The wine is not racked or filtered; over time, nature clarifies the wine by itself. The tidal forces of a new moon naturally settle the musts and sediment. Inversely, the full moon causes the stones (minerals) to fly, which dictates the bottling time and inspired me to open my bottle of 2006 Lunar . . . because yeah, I want as many flying minerals as possible in my wine. . .

The wine poured a hazy amber-orange. It smelled fantastic, attractively sweaty (glowing?) with ruby grapefruit and fresh apricot. On the palate it was joyous and alive – sweet into savory with a tension between the ripeness of the fruit and the cut of acidity and tannin. Crystalline depth. There were dried herbs, orange and cherry blossoms and a liquid rock core that kept gaining strength and focus over time.

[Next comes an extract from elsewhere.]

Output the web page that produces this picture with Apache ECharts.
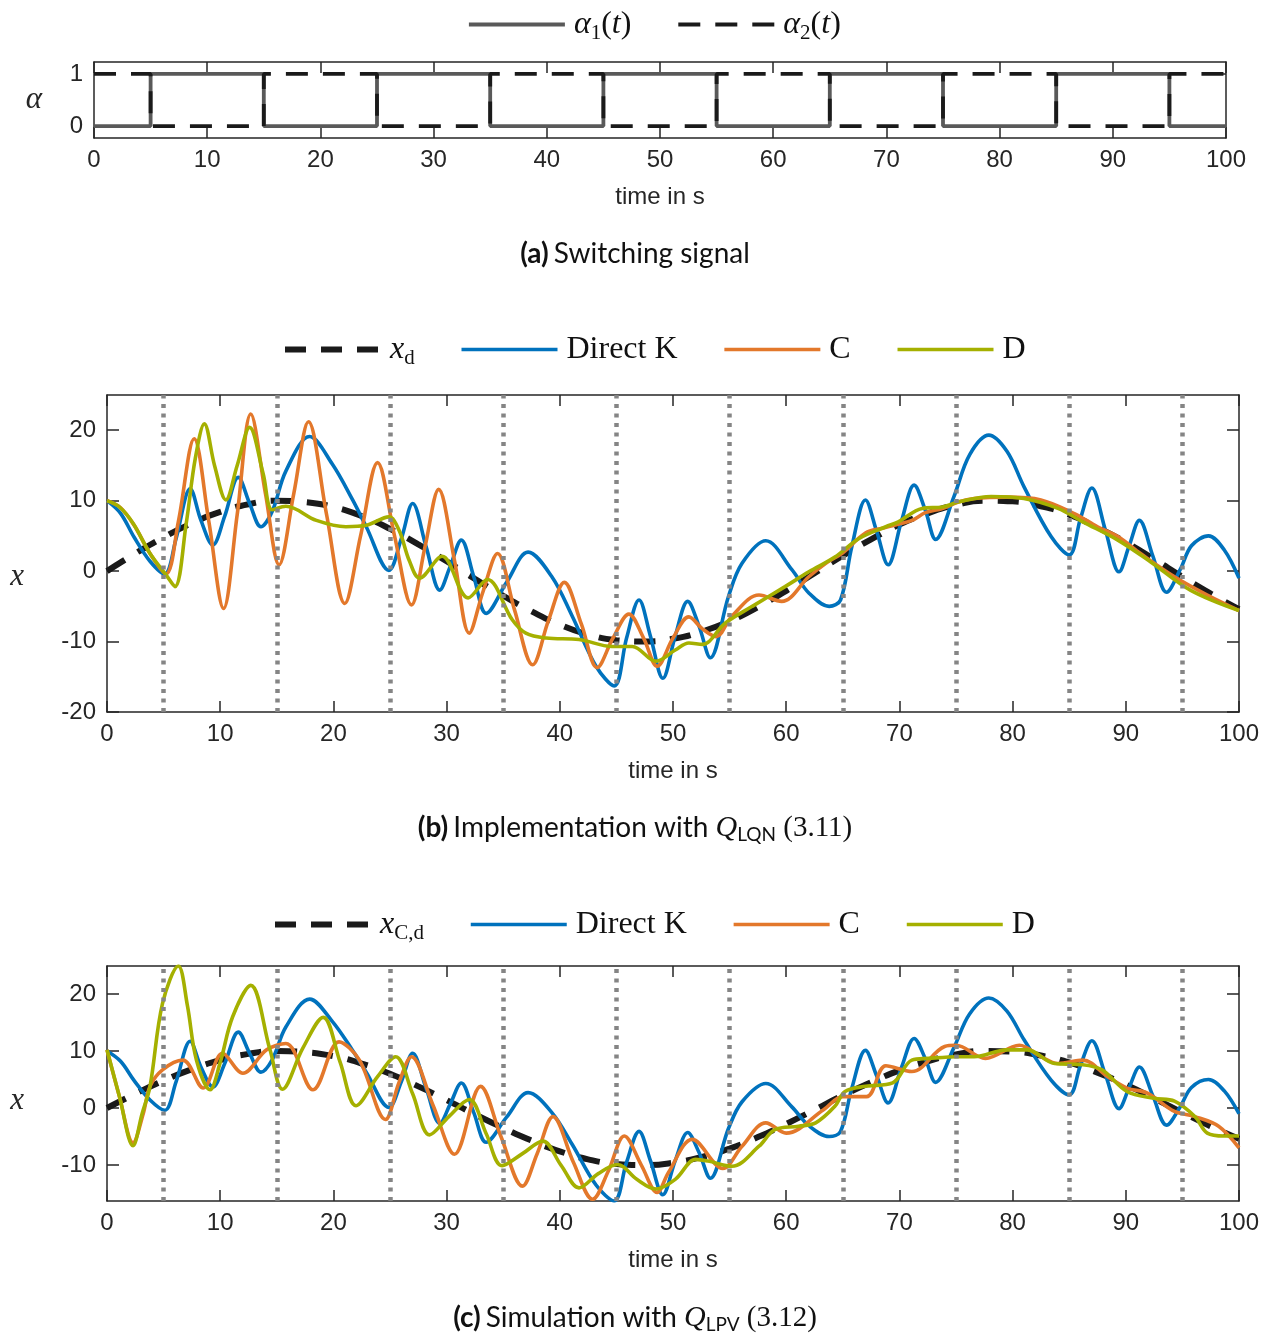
<!DOCTYPE html>
<html>
<head>
<meta charset="utf-8">
<script src="https://cdn.jsdelivr.net/npm/echarts@6/dist/echarts.min.js"></script>
<style>
  html, body { margin: 0; padding: 0; background: #fff; }
  #chart { width: 1270px; height: 1335px; }
</style>
</head>
<body>
<div id="chart"></div>
<script>
// ---- data ----

// (a) switching signal, step points
const switchT = [0, 5, 15, 25, 35, 45, 55, 65, 75, 85, 95, 100];
const alpha1 = [0, 1, 0, 1, 0, 1, 0, 1, 0, 1, 0, 0];
const alpha2 = [1, 0, 1, 0, 1, 0, 1, 0, 1, 0, 1, 1];
// switching instants shown as dotted lines in (b) and (c)
const switchLines = [5, 15, 25, 35, 45, 55, 65, 75, 85, 95];

// reference trajectory, sampled every 2.5 s (same curve in b and c)
const refT = [0, 2.5, 5, 7.5, 10, 12.5, 15, 17.5, 20, 22.5, 25, 27.5, 30, 32.5, 35, 37.5, 40,
  42.5, 45, 47.5, 50, 52.5, 55, 57.5, 60, 62.5, 65, 67.5, 70, 72.5, 75, 77.5, 80, 82.5, 85,
  87.5, 90, 92.5, 95, 97.5, 100];
const xRef = [0, 2.5, 4.8, 6.8, 8.4, 9.5, 10, 9.8, 9.1, 7.8, 6, 3.8, 1.4, -1.1, -3.5, -5.7, -7.6,
  -9, -9.8, -10, -9.6, -8.6, -7.1, -5.1, -2.8, -0.3, 2.2, 4.5, 6.6, 8.2, 9.4, 10, 9.9, 9.2, 8,
  6.2, 4.1, 1.7, -0.8, -3.2, -5.4];

// Direct K (identical in b and c): [t, x]
const directK = [[0, 10], [1.2, 8.2], [2.4, 4.8], [3.8, 1.4], [5.1, -0.4], [6.1, 4.6], [7.35, 11.7],
  [8.3, 7.2], [9.35, 3.7], [10.4, 7.8], [11.6, 13.3], [12.6, 9.6], [13.6, 6.3], [14.6, 8.5],
  [15.8, 14.2], [17.9, 19.1], [19.9, 15.2], [21.7, 10.1], [22.9, 6.3], [24.9, 0.1], [26, 4.6],
  [27, 9.6], [28.2, 3.4], [29.4, -2.7], [30.3, 0.6], [31.3, 4.4], [32.4, -0.8], [33.5, -6],
  [35.3, -1.6], [37.2, 2.7], [39.3, -0.8], [41.1, -6.4], [43.2, -13.5], [44.8, -16.3],
  [45.9, -9.5], [47, -4.1], [48, -9.2], [49.1, -15.2], [50.2, -9.2], [51.3, -4.3], [52.3, -7.8],
  [53.3, -12.3], [54.9, -3.6], [56.1, 1.1], [58.2, 4.3], [60.5, 0.2], [62, -3.1], [63.8, -5],
  [64.8, -4.1], [65.8, 3.5], [67, 10.1], [68, 5.6], [69, 0.9], [70.2, 7.2], [71.3, 12.2],
  [72.3, 8.6], [73.2, 4.5], [74.8, 10.5], [76.2, 16.5], [77.9, 19.3], [79.5, 17], [81, 12],
  [83.4, 4.9], [85, 2.3], [86, 7.5], [87, 11.8], [88.2, 5.8], [89.4, -0.1], [90.3, 3.6],
  [91.2, 7.2], [92.4, 2.1], [93.6, -3], [94.8, 0.2], [95.8, 3.6], [97.3, 5], [98.7, 3], [100, -1]];

// (b) C and D with Q_LQN
const cLQN = [[0, 10], [1.2, 9], [2.4, 6.5], [3.8, 2.5], [5.2, -0.4], [6.3, 7], [7.7, 18.8], [9, 7],
  [10.3, -5.3], [11.5, 8], [12.7, 22.3], [14, 11], [15.2, 0.9], [16.5, 11], [17.8, 21.2], [19.4, 8],
  [21, -4.6], [22.4, 5], [23.9, 15.4], [25.4, 5], [26.9, -4.8], [28.1, 3.5], [29.3, 11.6],
  [30.7, 1.5], [32, -8.8], [33.2, -3], [34.5, 2.5], [36, -5.5], [37.6, -13.3], [39, -7],
  [40.4, -1.6], [41.9, -7.5], [43.3, -13.7], [44.7, -9.5], [46.1, -6.1], [47.4, -9.5],
  [48.6, -13.5], [50, -9.5], [51.4, -6.5], [52.6, -8.2], [53.8, -9.3], [55.2, -6.4], [57.6, -3.4],
  [59.6, -4.3], [62, -0.8], [63.5, 1.1], [65, 2.6], [67, 5.4], [68.5, 6.1], [71.1, 7.2],
  [72.3, 8.3], [73.8, 8.9], [75.2, 9.8], [76.6, 10.3], [79.5, 10.5], [82.5, 10.1], [85.4, 8.2],
  [87.5, 6.3], [89.3, 4.9], [91.3, 2.5], [94.3, -0.8], [97.2, -3.4], [100, -5.6]];
const dLQN = [[0, 10], [1.1, 9.1], [2.3, 6.8], [3.8, 2.5], [5.2, -0.5], [6, -2.2], [7, 6.8], [7.8, 16],
  [8.6, 20.9], [9.5, 15], [10.5, 10.1], [11.5, 15], [12.6, 20.4], [13.8, 13.8], [14.6, 8.7],
  [15.8, 9.2], [18.5, 7.2], [21.1, 6.3], [22.9, 6.5], [24.9, 7.7], [25.8, 5.8], [26.7, 1.5],
  [27.6, -1], [29.6, 2.1], [31.9, -3.8], [33.6, -1.2], [35.8, -6.9], [37, -8.8], [38.8, -9.5],
  [41.7, -9.7], [44.6, -10.7], [46.4, -10.7], [48.5, -12.8], [50.2, -11.2], [51.4, -10.2],
  [52.6, -10.4], [54.6, -7.4], [57, -5], [59.9, -2.2], [62, -0.1], [64.3, 2], [66.4, 4.6],
  [68.8, 6.3], [69.9, 7], [72, 8.9], [73.8, 9.1], [75.2, 9.8], [78.1, 10.6], [81, 10.3], [84, 8.9],
  [86.2, 7], [89.3, 4.4], [92.2, 1.3], [95.7, -2.7], [100, -5.6]];

// (c) C and D with Q_LPV
const cLPV = [[0, 10.2], [1.1, 2], [2.3, -6.1], [3.2, -1], [3.8, 3.8], [4.9, 6.7], [6.7, 8.4],
  [8.5, 3.5], [10.2, 9.6], [12, 6.1], [14.1, 10.2], [15.8, 11.3], [18.2, 3.2], [20.5, 11.6],
  [22.3, 8.4], [24.6, -2], [25.8, 4.5], [26.9, 9], [28.8, 0.5], [30.7, -8.1], [33, 3.8], [34.8, -5],
  [36.7, -13.7], [38, -8], [39.4, -1.5], [41.2, -9.5], [42.9, -16], [44.3, -11], [45.7, -4.9],
  [47.2, -10], [48.6, -14.8], [49.6, -11.3], [51.7, -5.5], [54.4, -10.6], [56.1, -6.7], [58.2, -2.6],
  [60, -4.4], [63.3, -0.3], [65, 2], [67.1, 2], [68.8, 7.4], [71.1, 6.4], [74, 10.8], [75, 11],
  [77.6, 8.7], [80.6, 11], [82.5, 9], [84, 7.8], [86.2, 8.4], [88.4, 5.5], [90.1, 3.5], [91.9, 2.6],
  [94.3, -0.6], [96.1, -1.5], [98.2, -3.2], [100, -7]];
const dLPV = [[0, 10.2], [1.1, 2], [2.3, -6.6], [3.1, -1], [3.8, 3.8], [4.9, 18.3], [6.3, 24.9],
  [7.1, 18], [7.9, 8.4], [9.1, 3.2], [10, 8], [11.1, 16], [12.7, 21.5], [14.4, 10.2], [15.5, 3.3],
  [17.3, 10.5], [19.1, 15.9], [20.6, 8], [22, 0.4], [23.9, 5.5], [25.5, 9], [27, 2.5], [28.5, -4.7],
  [30.2, -1.5], [32, 1.5], [33.5, -4.5], [34.9, -10.1], [36.7, -8], [38.5, -5.8], [40.1, -10],
  [41.7, -14], [43.4, -11.5], [45.1, -9.9], [46.8, -12.5], [48.5, -14.2], [50.2, -12.5], [52, -9],
  [53.1, -9.3], [55.2, -10.2], [57.6, -6.7], [59, -3.8], [61.1, -3.2], [62.6, -2.6], [64.3, 0.3],
  [65.2, 2.9], [67, 3.8], [69.4, 4.4], [71.1, 8.4], [72.6, 8.7], [75.2, 9], [76.6, 9], [79.5, 10.2],
  [81.3, 10.2], [83.7, 7.8], [86.2, 7.6], [87.9, 6.7], [90.1, 2.9], [92.5, 1.7], [94.3, 1.2],
  [96.1, -1.5], [97.2, -4.4], [98.7, -4.9], [100, -4.9]];

// ---- styling ----
const SANS = '"Liberation Sans", Arial, sans-serif';
const SERIF = '"Liberation Serif", "Times New Roman", serif';
const CAP = 'Lato, "Open Sans", sans-serif';
const INK = '#262626';
const BLUE = '#0072BD', ORANGE = '#E3782B', GREEN = '#A5B000';

const chart = echarts.init(document.getElementById('chart'));

function xPair(grid) {
  const base = {
    type: 'value', gridIndex: grid, min: 0, max: 100, interval: 10,
    axisLine: { show: true, onZero: false, lineStyle: { color: INK, width: 1.5 } },
    axisTick: { show: true, inside: true, length: 11, lineStyle: { color: INK, width: 1.5 } },
    splitLine: { show: false }
  };
  return [
    Object.assign({}, base, {
      position: 'bottom',
      axisLabel: { margin: 10, fontFamily: SANS, fontSize: 24, color: INK },
      name: 'time in s', nameLocation: 'middle', nameGap: 47,
      nameTextStyle: { fontFamily: SANS, fontSize: 24, color: INK }
    }),
    Object.assign({}, base, { position: 'top', axisLabel: { show: false } })
  ];
}

// y axis name is drawn as rich text so it can sit below the axis middle, as in the figure
function yPair(grid, min, max, ticks, name, nameGap, namePad) {
  const base = {
    type: 'value', gridIndex: grid, min: min, max: max,
    axisLine: { show: true, onZero: false, lineStyle: { color: INK, width: 1.5 } },
    axisTick: { show: true, inside: true, length: 12, customValues: ticks, lineStyle: { color: INK, width: 1.5 } },
    splitLine: { show: false }
  };
  return [
    Object.assign({}, base, {
      position: 'left',
      axisLabel: { customValues: ticks, margin: 11, fontFamily: SANS, fontSize: 24, color: INK },
      name: '{v|' + name + '}', nameLocation: 'middle', nameRotate: 0, nameGap: nameGap,
      nameTextStyle: {
        rich: {
          v: {
            fontFamily: SERIF, fontStyle: 'italic', fontSize: 31, lineHeight: 34, color: INK,
            padding: [namePad, 0, 0, 0]
          }
        }
      }
    }),
    Object.assign({}, base, { position: 'right', axisLabel: { show: false } })
  ];
}

const legendRich = {
  m: { fontFamily: SERIF, fontStyle: 'italic', fontSize: 32, lineHeight: 36, color: '#111' },
  r: { fontFamily: SERIF, fontSize: 32, lineHeight: 36, color: '#111' },
  s: { fontFamily: SERIF, fontSize: 21, lineHeight: 18, padding: [18, 0, 0, 0], color: '#111' }
};
const legendText = {
  alpha1: '{m|α}{s|1}{r|(}{m|t}{r|)}',
  alpha2: '{m|α}{s|2}{r|(}{m|t}{r|)}',
  xd: '{m|x}{s|d}',
  xCd: '{m|x}{s|C,d}',
  'Direct K': '{r|Direct K}',
  C: '{r|C}',
  D: '{r|D}'
};
function legend(data, left, top) {
  return {
    data: data, left: left, top: top, itemWidth: 96, itemHeight: 20, itemGap: 45,
    selectedMode: false,
    itemStyle: { opacity: 0 },
    lineStyle: { width: 'inherit', type: 'inherit', color: 'inherit' },
    formatter: function (n) { return legendText[n]; },
    textStyle: { rich: legendRich, padding: [0, 0, 0, 4] }
  };
}

const capRich = {
  b: { fontFamily: CAP, fontWeight: 'bold', fontSize: 28, lineHeight: 34, color: '#111' },
  t: { fontFamily: CAP, fontWeight: 'normal', fontSize: 28, lineHeight: 34, color: '#111' },
  q: { fontFamily: SERIF, fontWeight: 'normal', fontStyle: 'italic', fontSize: 30, lineHeight: 34, color: '#111' },
  s: { fontFamily: CAP, fontWeight: 'normal', fontSize: 19, lineHeight: 18, padding: [14, 0, 0, 0], color: '#111' },
  n: { fontFamily: SERIF, fontWeight: 'normal', fontSize: 29, lineHeight: 34, color: '#111' }
};
function caption(text, top) {
  return { text: text, left: 'center', top: top, textStyle: { fontWeight: 'normal', rich: capRich } };
}

function curve(name, data, xi, color, extra) {
  return Object.assign({
    name: name, type: 'line', xAxisIndex: xi, yAxisIndex: xi, data: data,
    symbol: 'none', smooth: 0.35, z: 3,
    lineStyle: { color: color, width: 3.6 }, itemStyle: { color: color }
  }, extra || {});
}

function refCurve(name, xi) {
  return {
    name: name, type: 'line', xAxisIndex: xi, yAxisIndex: xi, z: 2,
    data: refT.map((t, i) => [t, xRef[i]]), symbol: 'none', smooth: true,
    lineStyle: { color: '#1a1a1a', width: 6, type: [21, 15] }, itemStyle: { color: '#1a1a1a' },
    markLine: {
      silent: true, symbol: ['none', 'none'], label: { show: false },
      lineStyle: { color: '#858585', width: 4.5, type: [4, 5.5] },
      emphasis: { disabled: true },
      data: switchLines.map(t => ({ xAxis: t }))
    }
  };
}

const option = {
  animation: false,
  backgroundColor: '#fff',
  grid: [
    { left: 94, top: 62, width: 1132, height: 76 },
    { left: 107, top: 395, width: 1132, height: 317 },
    { left: 107, top: 966, width: 1132, height: 235 }
  ],
  xAxis: [].concat(xPair(0), xPair(1), xPair(2)),
  yAxis: [].concat(
    yPair(0, -0.23, 1.23, [0, 1], 'α', 52, 0),
    yPair(1, -20, 25, [-20, -10, 0, 10, 20], 'x', 83, 46),
    yPair(2, -16.3, 24.9, [-10, 0, 10, 20], 'x', 83, 34)
  ),
  legend: [
    legend(['alpha1', 'alpha2'], 462, 0),
    legend(['xd', 'Direct K', 'C', 'D'], 277, 325),
    legend(['xCd', 'Direct K', 'C', 'D'], 267, 900)
  ],
  title: [
    caption('{b|(a)} {t|Switching signal}', 232),
    caption('{b|(b)} {t|Implementation with }{q|Q}{s|LQN}{n| (3.11)}', 806),
    caption('{b|(c)} {t|Simulation with }{q|Q}{s|LPV}{n| (3.12)}', 1296)
  ],
  series: [
    curve('alpha1', switchT.map((t, i) => [t, alpha1[i]]), 0, '#595959',
      { step: 'end', smooth: false, lineStyle: { color: '#595959', width: 3.8 } }),
    curve('alpha2', switchT.map((t, i) => [t, alpha2[i]]), 0, '#1a1a1a',
      { step: 'end', smooth: false, z: 4, lineStyle: { color: '#1a1a1a', width: 3.8, type: [22, 15] } }),

    refCurve('xd', 2),
    curve('Direct K', directK, 2, BLUE),
    curve('C', cLQN, 2, ORANGE),
    curve('D', dLQN, 2, GREEN),

    refCurve('xCd', 4),
    curve('Direct K', directK, 4, BLUE),
    curve('C', cLPV, 4, ORANGE),
    curve('D', dLPV, 4, GREEN)
  ]
};

chart.setOption(option);
</script>
</body>
</html>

the bottom of the barrel...

The bottom of the barrel...

What struck me was how not how eccentric, extreme or gimmicky it tasted, but how accessible, pure and graceful it was. It wasn’t simple, but had an over-riding unity, an elemental quality – like it couldn’t possibly be broken down any further. I had a similar reaction to a Chateau Musar Rouge a few weeks ago – I called it one-thing-ness – and Lunar has it too, in spades. This wine is about process over product, not that the process defines the wine. It is the wine. No two bottles will ever be the same. When you enjoy one, you experience a glimpse of its total flow of interactions – the individual story that shapes it from vine to glass to palate or (if nature deems it so) vinegar.